> **BRIEF**
Copy the records below exactly, leaving out every picture.

> **EXERCISE INPUT**
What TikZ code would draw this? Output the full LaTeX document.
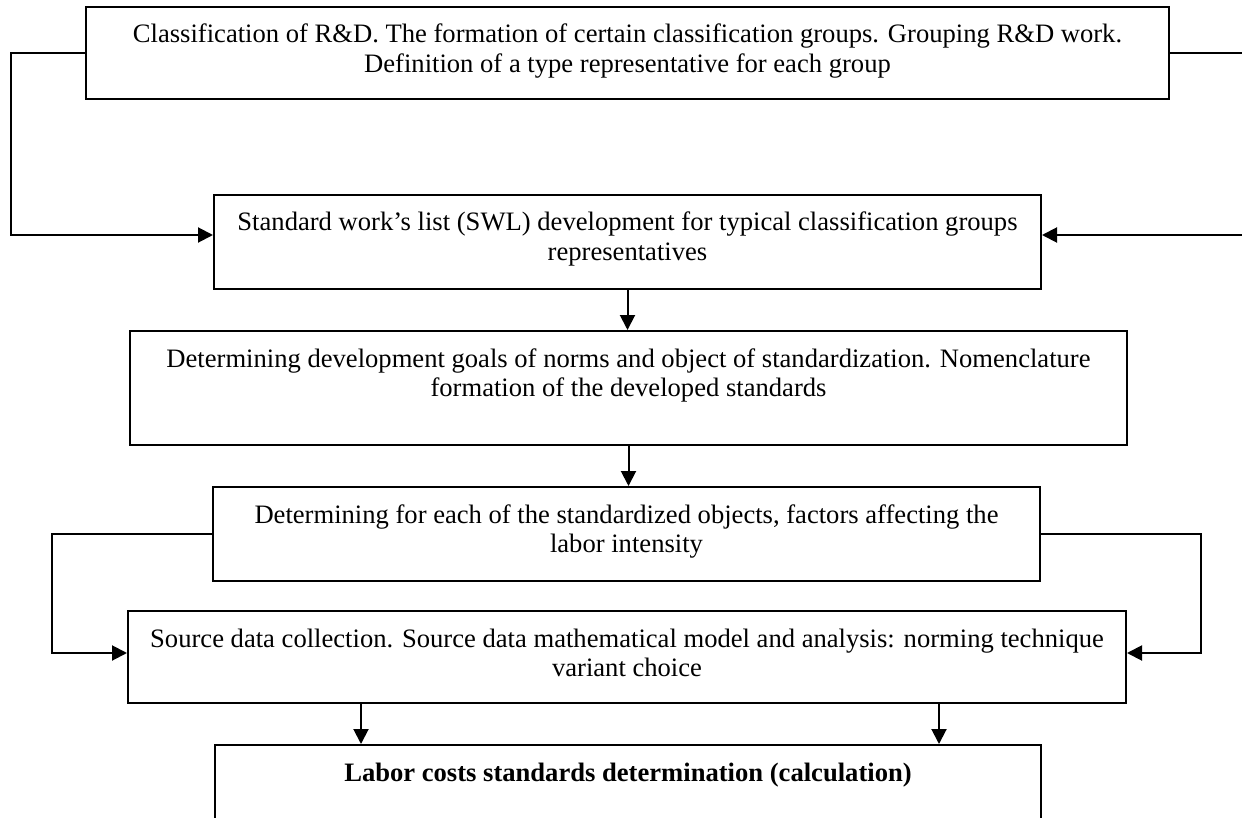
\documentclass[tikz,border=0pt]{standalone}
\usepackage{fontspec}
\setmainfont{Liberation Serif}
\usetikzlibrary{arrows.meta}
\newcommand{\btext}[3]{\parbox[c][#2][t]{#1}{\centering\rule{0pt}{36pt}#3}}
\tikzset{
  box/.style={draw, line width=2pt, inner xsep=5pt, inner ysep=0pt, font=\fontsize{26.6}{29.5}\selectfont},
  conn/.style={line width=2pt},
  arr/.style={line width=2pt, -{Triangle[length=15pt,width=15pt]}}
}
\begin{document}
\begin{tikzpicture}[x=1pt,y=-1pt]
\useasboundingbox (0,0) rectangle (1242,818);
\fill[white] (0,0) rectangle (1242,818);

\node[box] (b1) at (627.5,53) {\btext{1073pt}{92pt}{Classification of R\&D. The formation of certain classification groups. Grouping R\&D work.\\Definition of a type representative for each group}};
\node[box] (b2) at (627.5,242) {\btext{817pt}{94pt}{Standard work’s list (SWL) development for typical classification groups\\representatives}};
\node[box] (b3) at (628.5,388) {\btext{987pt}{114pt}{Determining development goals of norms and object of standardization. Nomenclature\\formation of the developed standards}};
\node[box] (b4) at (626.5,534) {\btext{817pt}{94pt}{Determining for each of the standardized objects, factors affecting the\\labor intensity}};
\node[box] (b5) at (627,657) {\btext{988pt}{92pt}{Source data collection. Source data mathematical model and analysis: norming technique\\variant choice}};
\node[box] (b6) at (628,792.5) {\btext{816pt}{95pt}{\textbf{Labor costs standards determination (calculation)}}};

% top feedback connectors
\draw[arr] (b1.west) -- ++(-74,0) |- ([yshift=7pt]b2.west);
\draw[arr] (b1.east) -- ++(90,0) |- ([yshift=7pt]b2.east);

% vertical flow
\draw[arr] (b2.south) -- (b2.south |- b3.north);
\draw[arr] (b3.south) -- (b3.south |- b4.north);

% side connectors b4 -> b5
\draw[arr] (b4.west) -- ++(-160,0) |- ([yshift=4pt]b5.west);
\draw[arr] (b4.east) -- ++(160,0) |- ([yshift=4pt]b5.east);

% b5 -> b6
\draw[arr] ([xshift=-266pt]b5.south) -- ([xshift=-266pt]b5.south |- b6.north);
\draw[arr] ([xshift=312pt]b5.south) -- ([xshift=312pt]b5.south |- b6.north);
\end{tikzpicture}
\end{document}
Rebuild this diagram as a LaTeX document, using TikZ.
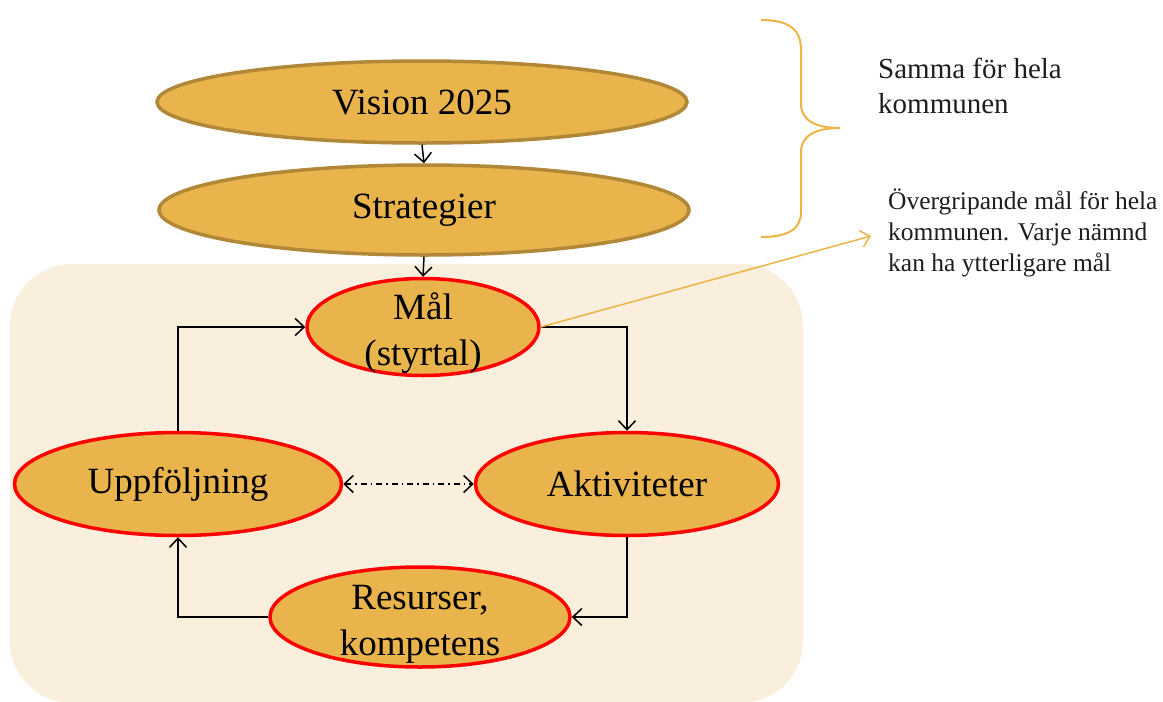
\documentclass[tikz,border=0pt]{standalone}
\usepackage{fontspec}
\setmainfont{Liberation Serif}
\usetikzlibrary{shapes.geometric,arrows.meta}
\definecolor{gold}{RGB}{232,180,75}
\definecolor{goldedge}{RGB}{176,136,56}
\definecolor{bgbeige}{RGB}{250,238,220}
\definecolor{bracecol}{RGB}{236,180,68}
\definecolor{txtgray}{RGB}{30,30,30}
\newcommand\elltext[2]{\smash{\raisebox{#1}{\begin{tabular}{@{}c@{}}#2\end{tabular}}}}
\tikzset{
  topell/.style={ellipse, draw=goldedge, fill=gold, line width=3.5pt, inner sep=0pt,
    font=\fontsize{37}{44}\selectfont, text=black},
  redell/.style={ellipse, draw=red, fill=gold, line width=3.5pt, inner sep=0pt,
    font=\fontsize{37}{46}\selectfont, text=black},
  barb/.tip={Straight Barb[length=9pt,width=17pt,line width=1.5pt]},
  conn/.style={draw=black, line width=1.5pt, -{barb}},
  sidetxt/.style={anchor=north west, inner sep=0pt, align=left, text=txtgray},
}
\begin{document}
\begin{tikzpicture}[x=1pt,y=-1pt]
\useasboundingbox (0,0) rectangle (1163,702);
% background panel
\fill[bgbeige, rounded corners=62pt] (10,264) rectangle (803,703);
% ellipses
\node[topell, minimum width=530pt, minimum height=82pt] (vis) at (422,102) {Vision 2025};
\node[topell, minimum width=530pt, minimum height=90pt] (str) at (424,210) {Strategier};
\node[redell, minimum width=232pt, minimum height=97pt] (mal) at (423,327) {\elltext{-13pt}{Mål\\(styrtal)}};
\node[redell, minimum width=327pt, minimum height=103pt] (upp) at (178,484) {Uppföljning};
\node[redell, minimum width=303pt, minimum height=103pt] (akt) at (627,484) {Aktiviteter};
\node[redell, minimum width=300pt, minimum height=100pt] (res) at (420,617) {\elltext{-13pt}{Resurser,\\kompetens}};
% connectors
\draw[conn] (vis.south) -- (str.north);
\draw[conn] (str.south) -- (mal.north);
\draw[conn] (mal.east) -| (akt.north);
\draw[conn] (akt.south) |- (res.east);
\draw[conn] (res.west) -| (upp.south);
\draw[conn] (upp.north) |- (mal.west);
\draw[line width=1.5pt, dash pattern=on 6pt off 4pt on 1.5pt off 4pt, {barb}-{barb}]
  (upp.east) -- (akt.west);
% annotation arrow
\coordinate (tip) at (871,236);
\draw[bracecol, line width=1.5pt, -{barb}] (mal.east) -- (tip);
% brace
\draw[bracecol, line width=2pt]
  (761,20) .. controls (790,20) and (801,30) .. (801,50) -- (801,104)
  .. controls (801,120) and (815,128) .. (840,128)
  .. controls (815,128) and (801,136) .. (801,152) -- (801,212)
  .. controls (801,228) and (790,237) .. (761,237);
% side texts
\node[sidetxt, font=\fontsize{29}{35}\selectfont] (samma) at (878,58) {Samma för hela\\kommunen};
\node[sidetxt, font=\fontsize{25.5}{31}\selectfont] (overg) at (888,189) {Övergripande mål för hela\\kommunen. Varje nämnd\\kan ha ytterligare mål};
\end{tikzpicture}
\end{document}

> **OUTPUT BELOW**
What TikZ code would draw this? Output the full LaTeX document.
\documentclass[tikz,border=0pt]{standalone}
\usepackage{fontspec}
\setmainfont{Liberation Serif}
\usetikzlibrary{arrows.meta}
\newcommand{\btext}[3]{\parbox[c][#2][t]{#1}{\centering\rule{0pt}{36pt}#3}}
\tikzset{
  box/.style={draw, line width=2pt, inner xsep=5pt, inner ysep=0pt, font=\fontsize{26.6}{29.5}\selectfont},
  conn/.style={line width=2pt},
  arr/.style={line width=2pt, -{Triangle[length=15pt,width=15pt]}}
}
\begin{document}
\begin{tikzpicture}[x=1pt,y=-1pt]
\useasboundingbox (0,0) rectangle (1242,818);
\fill[white] (0,0) rectangle (1242,818);

\node[box] (b1) at (627.5,53) {\btext{1073pt}{92pt}{Classification of R\&D. The formation of certain classification groups. Grouping R\&D work.\\Definition of a type representative for each group}};
\node[box] (b2) at (627.5,242) {\btext{817pt}{94pt}{Standard work’s list (SWL) development for typical classification groups\\representatives}};
\node[box] (b3) at (628.5,388) {\btext{987pt}{114pt}{Determining development goals of norms and object of standardization. Nomenclature\\formation of the developed standards}};
\node[box] (b4) at (626.5,534) {\btext{817pt}{94pt}{Determining for each of the standardized objects, factors affecting the\\labor intensity}};
\node[box] (b5) at (627,657) {\btext{988pt}{92pt}{Source data collection. Source data mathematical model and analysis: norming technique\\variant choice}};
\node[box] (b6) at (628,792.5) {\btext{816pt}{95pt}{\textbf{Labor costs standards determination (calculation)}}};

% top feedback connectors
\draw[arr] (b1.west) -- ++(-74,0) |- ([yshift=7pt]b2.west);
\draw[arr] (b1.east) -- ++(90,0) |- ([yshift=7pt]b2.east);

% vertical flow
\draw[arr] (b2.south) -- (b2.south |- b3.north);
\draw[arr] (b3.south) -- (b3.south |- b4.north);

% side connectors b4 -> b5
\draw[arr] (b4.west) -- ++(-160,0) |- ([yshift=4pt]b5.west);
\draw[arr] (b4.east) -- ++(160,0) |- ([yshift=4pt]b5.east);

% b5 -> b6
\draw[arr] ([xshift=-266pt]b5.south) -- ([xshift=-266pt]b5.south |- b6.north);
\draw[arr] ([xshift=312pt]b5.south) -- ([xshift=312pt]b5.south |- b6.north);
\end{tikzpicture}
\end{document}
Rebuild this diagram as a LaTeX document, using TikZ.
\documentclass[tikz,border=0pt]{standalone}
\usepackage{fontspec}
\setmainfont{Liberation Serif}
\usetikzlibrary{shapes.geometric,arrows.meta}
\definecolor{gold}{RGB}{232,180,75}
\definecolor{goldedge}{RGB}{176,136,56}
\definecolor{bgbeige}{RGB}{250,238,220}
\definecolor{bracecol}{RGB}{236,180,68}
\definecolor{txtgray}{RGB}{30,30,30}
\newcommand\elltext[2]{\smash{\raisebox{#1}{\begin{tabular}{@{}c@{}}#2\end{tabular}}}}
\tikzset{
  topell/.style={ellipse, draw=goldedge, fill=gold, line width=3.5pt, inner sep=0pt,
    font=\fontsize{37}{44}\selectfont, text=black},
  redell/.style={ellipse, draw=red, fill=gold, line width=3.5pt, inner sep=0pt,
    font=\fontsize{37}{46}\selectfont, text=black},
  barb/.tip={Straight Barb[length=9pt,width=17pt,line width=1.5pt]},
  conn/.style={draw=black, line width=1.5pt, -{barb}},
  sidetxt/.style={anchor=north west, inner sep=0pt, align=left, text=txtgray},
}
\begin{document}
\begin{tikzpicture}[x=1pt,y=-1pt]
\useasboundingbox (0,0) rectangle (1163,702);
% background panel
\fill[bgbeige, rounded corners=62pt] (10,264) rectangle (803,703);
% ellipses
\node[topell, minimum width=530pt, minimum height=82pt] (vis) at (422,102) {Vision 2025};
\node[topell, minimum width=530pt, minimum height=90pt] (str) at (424,210) {Strategier};
\node[redell, minimum width=232pt, minimum height=97pt] (mal) at (423,327) {\elltext{-13pt}{Mål\\(styrtal)}};
\node[redell, minimum width=327pt, minimum height=103pt] (upp) at (178,484) {Uppföljning};
\node[redell, minimum width=303pt, minimum height=103pt] (akt) at (627,484) {Aktiviteter};
\node[redell, minimum width=300pt, minimum height=100pt] (res) at (420,617) {\elltext{-13pt}{Resurser,\\kompetens}};
% connectors
\draw[conn] (vis.south) -- (str.north);
\draw[conn] (str.south) -- (mal.north);
\draw[conn] (mal.east) -| (akt.north);
\draw[conn] (akt.south) |- (res.east);
\draw[conn] (res.west) -| (upp.south);
\draw[conn] (upp.north) |- (mal.west);
\draw[line width=1.5pt, dash pattern=on 6pt off 4pt on 1.5pt off 4pt, {barb}-{barb}]
  (upp.east) -- (akt.west);
% annotation arrow
\coordinate (tip) at (871,236);
\draw[bracecol, line width=1.5pt, -{barb}] (mal.east) -- (tip);
% brace
\draw[bracecol, line width=2pt]
  (761,20) .. controls (790,20) and (801,30) .. (801,50) -- (801,104)
  .. controls (801,120) and (815,128) .. (840,128)
  .. controls (815,128) and (801,136) .. (801,152) -- (801,212)
  .. controls (801,228) and (790,237) .. (761,237);
% side texts
\node[sidetxt, font=\fontsize{29}{35}\selectfont] (samma) at (878,58) {Samma för hela\\kommunen};
\node[sidetxt, font=\fontsize{25.5}{31}\selectfont] (overg) at (888,189) {Övergripande mål för hela\\kommunen. Varje nämnd\\kan ha ytterligare mål};
\end{tikzpicture}
\end{document}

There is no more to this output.